起訴猶予(きそゆうよ)

検察官は、捜査を終了した段階で、その事件の処理をすることになります。
この事件処理の種類には、いくつかありますが、大きく分けると(1)起訴処分と(2)不起訴処分に分かれます(なお、被疑者が少年の場合は、犯罪の嫌疑があるとされれば、全ての事件が家庭裁判所に送致されます)。
まず、起訴処分ですが、さらに細かく分けると、そこにはⅰ公判請求とⅱ略式命令請求があります。前者が通常の裁判にかけられる処分です。
次に、不起訴処分の方も、そこにはⅰ(狭義の)不起訴処分とⅱ起訴猶予処分があります。
前者は、そもそも起訴できない場合で、捜査をした結果、犯罪の嫌疑が無い場合(判示あの嫌疑が不十分の場合も含みます)などがこれに当たります。
これに対して後者は、犯罪の嫌疑があるため、起訴をすることも可能であるが、起訴する必要まではないと判断された場合になされる処分です。
いずれの場合であっても、不起訴処分がなされれば、身体拘束を受けていた被疑者は釈放されます。

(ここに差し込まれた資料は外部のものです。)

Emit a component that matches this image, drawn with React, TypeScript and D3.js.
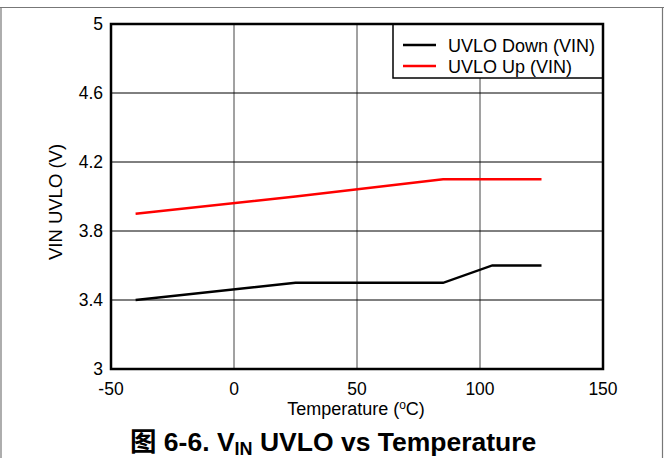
import React from "react";
import * as d3 from "d3";

const downTemps = [-40, 25, 85, 105, 125];
const downValues = [3.4, 3.5, 3.5, 3.6, 3.6];
const upTemps = [-40, 25, 85, 125];
const upValues = [3.9, 4.0, 4.1, 4.1];
const xTicks = [-50, 0, 50, 100, 150];
const yTicks = [3, 3.4, 3.8, 4.2, 4.6, 5];
const seriesNames = ["UVLO Down (VIN)", "UVLO Up (VIN)"];
const seriesColors = ["#000000", "#ff0000"];

const W = 664, H = 458;
const L = 111, R = 603, T = 24, B = 369;
const font = "'Liberation Sans', Arial, sans-serif";

export default function App() {
  const x = d3.scaleLinear().domain([-50, 150]).range([L, R]);
  const y = d3.scaleLinear().domain([3, 5]).range([B, T]);
  const line = d3.line<[number, number]>().x(d => x(d[0])).y(d => y(d[1]));
  const down = downTemps.map((t, i) => [t, downValues[i]] as [number, number]);
  const up = upTemps.map((t, i) => [t, upValues[i]] as [number, number]);
  const series = [down, up];
  return (
    <svg width={W} height={H} style={{ position: "absolute", left: 0, top: 0, background: "#fff" }}>
      <rect x={0} y={0} width={W} height={H} fill="#fff" />
      <line x1={0} x2={W} y1={7.5} y2={7.5} stroke="#777" strokeWidth={1.2} />
      <line x1={1} x2={1} y1={7.5} y2={H} stroke="#777" strokeWidth={1.2} />
      <line x1={662.5} x2={662.5} y1={7.5} y2={H} stroke="#777" strokeWidth={1.2} />
      {xTicks.slice(1, -1).map(t => (
        <line key={"gx" + t} x1={x(t)} x2={x(t)} y1={T} y2={B} stroke="#444" strokeWidth={1} />
      ))}
      {yTicks.slice(1, -1).map(t => (
        <line key={"gy" + t} x1={L} x2={R} y1={y(t)} y2={y(t)} stroke="#000" strokeWidth={1} />
      ))}
      {series.map((s, i) => (
        <path key={i} d={line(s) || ""} fill="none" stroke={seriesColors[i]} strokeWidth={2.3} />
      ))}
      <rect x={393} y={T} width={R - 393} height={54} fill="#fff" stroke="#000" strokeWidth={1.5} />
      {seriesNames.map((n, i) => (
        <g key={n}>
          <line x1={403} x2={436} y1={45 + i * 21} y2={45 + i * 21} stroke={seriesColors[i]} strokeWidth={2.3} />
          <text x={448} y={51.5 + i * 21} fontFamily={font} fontSize={18} fill="#000">{n}</text>
        </g>
      ))}
      <rect x={L} y={T} width={R - L} height={B - T} fill="none" stroke="#000" strokeWidth={2.5} />
      {xTicks.map(t => (
        <text key={"xt" + t} x={x(t)} y={395} textAnchor="middle" fontFamily={font} fontSize={17.5} fill="#000">{t}</text>
      ))}
      {yTicks.map(t => (
        <text key={"yt" + t} x={103} y={y(t) + 6} textAnchor="end" fontFamily={font} fontSize={17.5} fill="#000">{String(t)}</text>
      ))}
      <text x={356} y={415} textAnchor="middle" fontFamily={font} fontSize={18} fill="#000">
        Temperature (<tspan dy={-6} fontSize={12}>o</tspan><tspan dy={6}>C)</tspan>
      </text>
      <text transform={`translate(62, 202) rotate(-90)`} textAnchor="middle" fontFamily={font} fontSize={18.5} fill="#000">VIN UVLO (V)</text>
      <text x={130} y={451} textAnchor="start" fontFamily={font} fontSize={26.5} fontWeight="bold" fill="#000">
        <tspan fontFamily="'Noto Sans CJK SC', sans-serif" fontWeight="bold">图</tspan> 6-6. V<tspan dy={4} fontSize={18}>IN</tspan><tspan dy={-4}> UVLO vs Temperature</tspan>
      </text>
    </svg>
  );
}
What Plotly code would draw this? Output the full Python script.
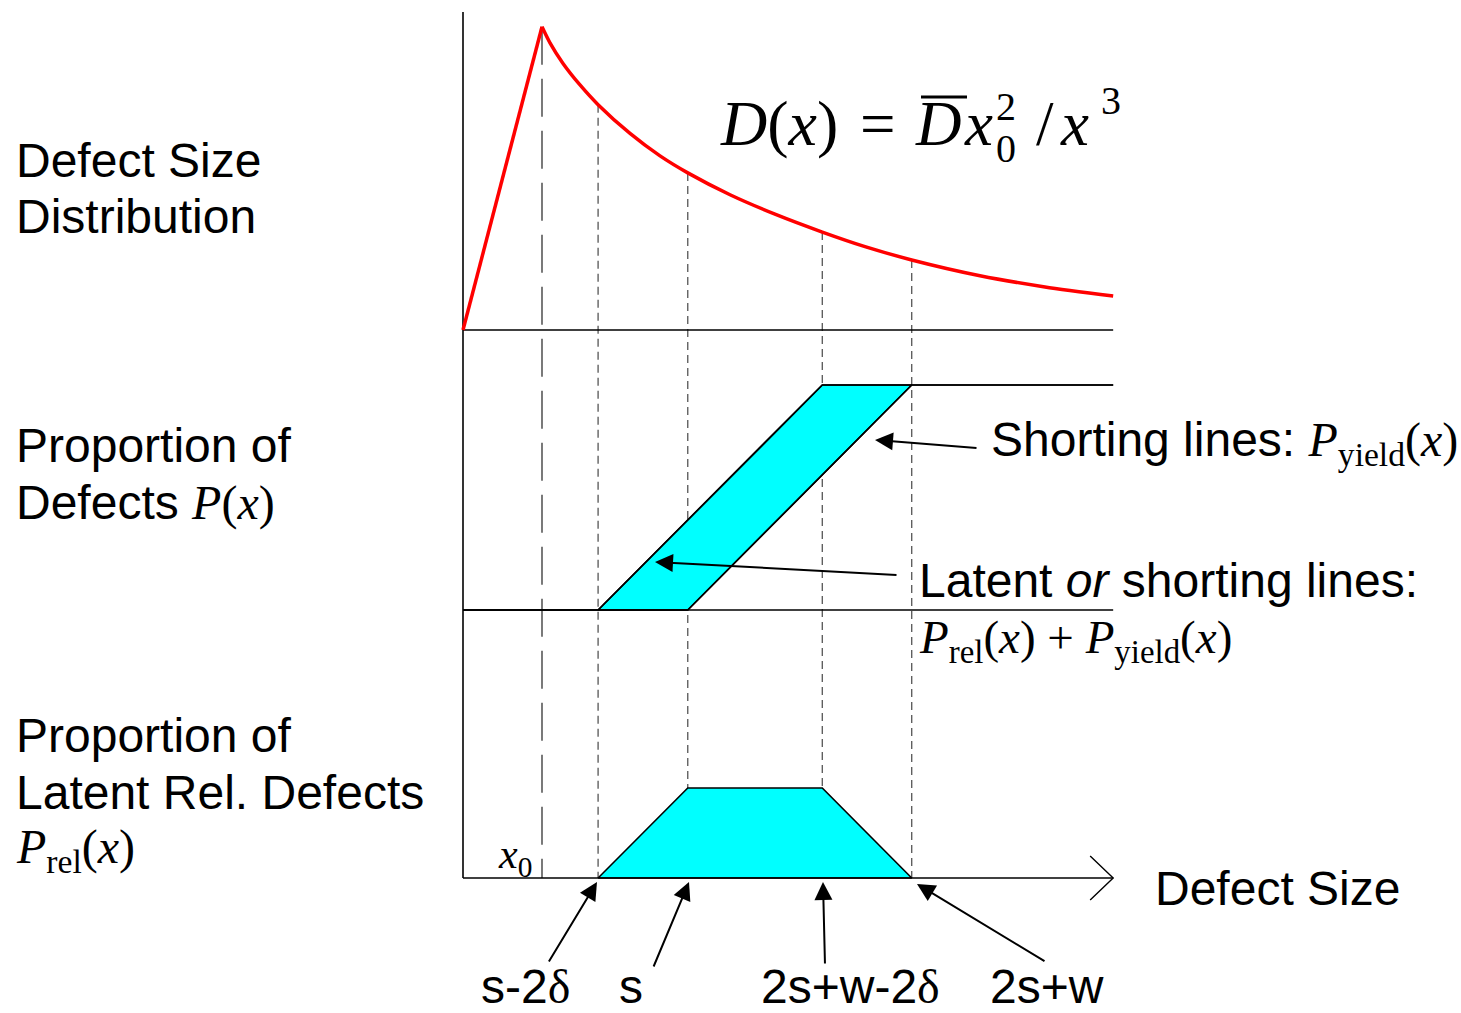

これとは別に、つまり事件の処理がなされる前に、身体拘束を受けていた被疑者が釈放されることがあります。ニュースなどでも「●●容疑者が本日処分保留で釈放された」というような言葉を耳にしたことがあるかも知れませんが、これが処分保留による釈放と言われるものです。この場合、事件の処理,つまり最終的な起訴・不起訴の判断は未了ですので、後日、起訴処分とされる可能性もありますが、実際には不起訴処分となるケースが多いと思われます。